Fixing the city’s sidewalks will create good jobs in the next four years, and the repairs will be ideal for small, often minority-owned, contractors. The city will save millions of dollars every year by avoiding trip-and-fall lawsuits. Banks can advertise that they are financing the sidewalk repairs. And to mark this transformation, Los Angeles can stamp the Olympics and Paralympics symbols on the 4,000 miles of new sidewalks accessible to everyone. The City of Broken Sidewalks can be walkable by 2028.
Donald Shoup is a Distinguished Research Professor in the Department of Urban Planning at UCLA’s Luskin School of Public Affairs. He has published ten previous articles and book chapters about the pay-on-exit policy for local public finance.

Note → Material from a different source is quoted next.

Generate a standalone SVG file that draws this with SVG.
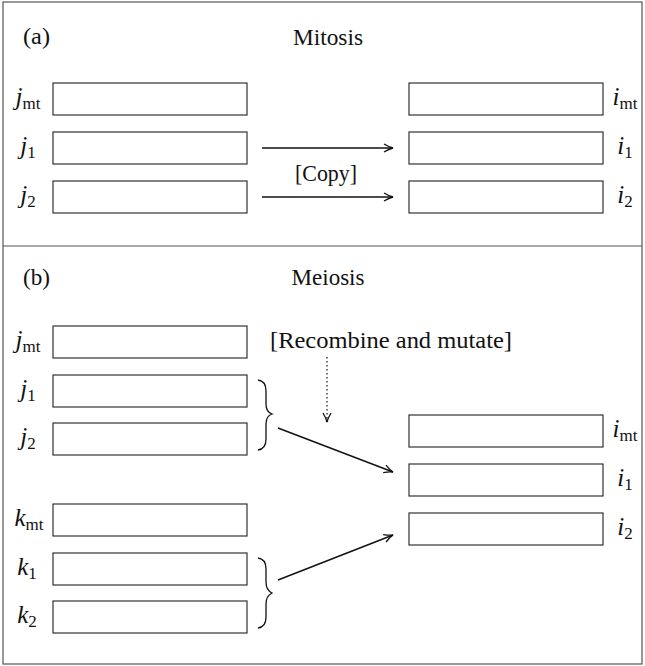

Donald Shoup’s publications on the pay-on-exit policy for local public investments:
“How L.A. can fix our scary sidewalks for the Olympics,” Los Angeles Times 2024
“A Faster Path to Safer Sidewalks,” CityLab 2022
“A Big Step Toward Safer Sidewalks,” Los Angeles Times 2014
“Fixing Broken Sidewalks,” ACCESS Magazine 2010
“Putting Cities Back on Their Feet,” Journal of Urban Planning and Development 2010
“Regulating Land Use at Sale,” Journal of the American Planning Association 1996
“New Funds for Old Neighborhoods,” CPS Report 1990
“Financing Public Investment by Deferred Special Assessment,” National Tax Journal 1980
Sections 5610 and 5611 of the California Streets and Highways Code:
“The owners of lots or portions of lots fronting on any portion of a public street shall maintain any sidewalk in such condition that the sidewalk will not endanger persons or property and maintain in a condition which will not interfere with the public convenience... When any portion of the sidewalk is out of repair or pending reconstruction and in condition to endanger persons or property or in condition to interfere with the public convenience in the use of such sidewalk, the superintendent of streets shall notify the owner or person in possession of the property fronting on that portion of such sidewalk so out of repair to repair the sidewalk.”
Section 62.104 of Los Angeles Municipal Code:
“The owner of a lot shall maintain any sidewalk fronting on the lot in such condition that the sidewalk will not endanger any person or property passing thereon or violate the Americans with Disabilities Act.”